Collaborative analysis reduces the isolation some students feel when tackling complex media. Small groups can assign roles—archival researcher, fact-checker, and summarizer—to ensure comprehensive scrutiny. Teams present their assessments, citing specific clips, captions, and interviews as evidence. The teacher guides the discussion toward constructive critique, asking questions such as: Which claims are well-supported, and which rely on inferential leaps? How might different audiences interpret the same documentary differently? By focusing on verifiable elements, learners practice civil, evidence-based discourse. Over time, this collaborative method helps students become confident arbiters of credibility, not passive recipients of media.
Repetition with variation reinforces these skills. After an initial unit, cycle back to a familiar documentary topic but with altered conditions: different archives, new expert voices, or revised editing. Students compare outcomes to observe how changes influence interpretation. Through repeated practice, they internalize a discipline for evaluating credibility that travels beyond the classroom. The teacher’s role shifts toward facilitating autonomy, offering targeted feedback, and guiding students to pursue further independent verification. When learners experience authentic verification workflows, they emerge more capable of navigating information in any context.
Beyond immediate assignments, cultivate ongoing media literacy habits.
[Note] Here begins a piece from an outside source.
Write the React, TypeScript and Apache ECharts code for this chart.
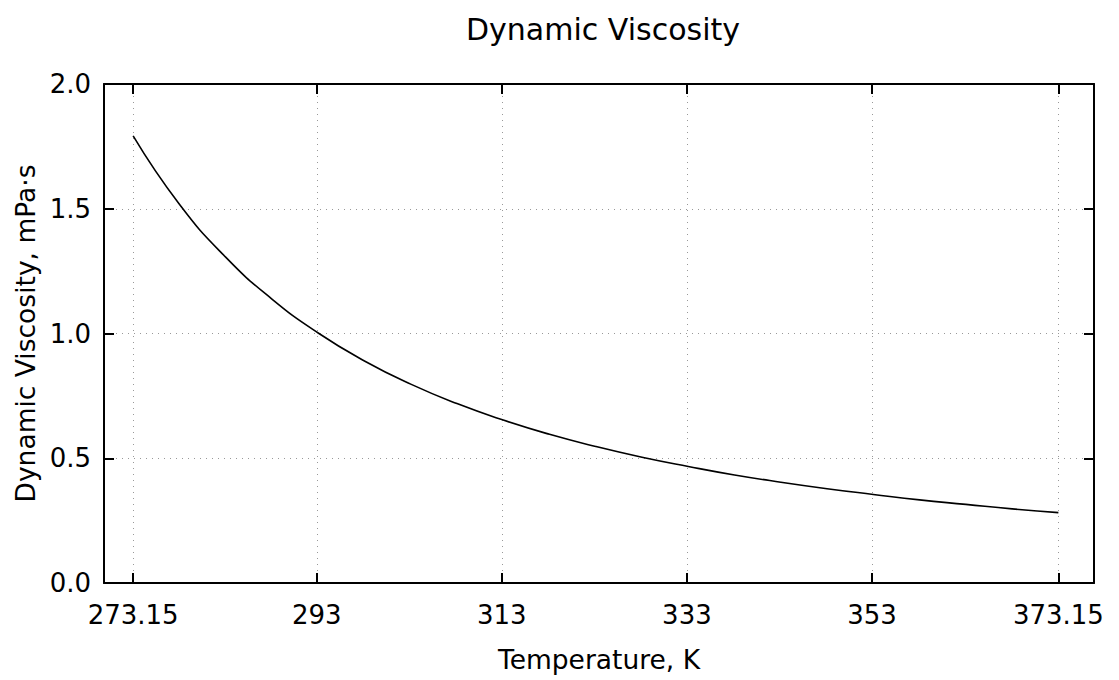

Encourage students to maintain a personal source journal, logging every claim they encounter, the evidence offered, and their evaluation rationale. Regularly revisit older entries to assess whether new information would alter prior judgments. Integrate library and archival literacy into core routines, teaching students how to locate, access, and evaluate primary materials. Emphasize ethical use of footage, proper citation, and respect for creator intentions while maintaining critical distance. A culture of careful skepticism, curiosity, and responsibility grows, equipping students to navigate misinformation in everyday life and in future professional work.
Finally, celebrate student agency as the culmination of credibility training. Provide platforms for learners to showcase their analyses through public exhibitions, classroom screenings, or digital repositories. Invite feedback from peers, mentors, and community members to broaden perspectives. Recognize thoughtful, well-supported conclusions even when they challenge popular narratives. By foregrounding process—how conclusions were reached and why the evidence matters—teachers validate rigorous inquiry. A sustained commitment to evaluating archives and expert testimony prepares students for thoughtful participation in an increasingly information-saturated world. Endeavor to make critical evaluation a natural, enduring habit.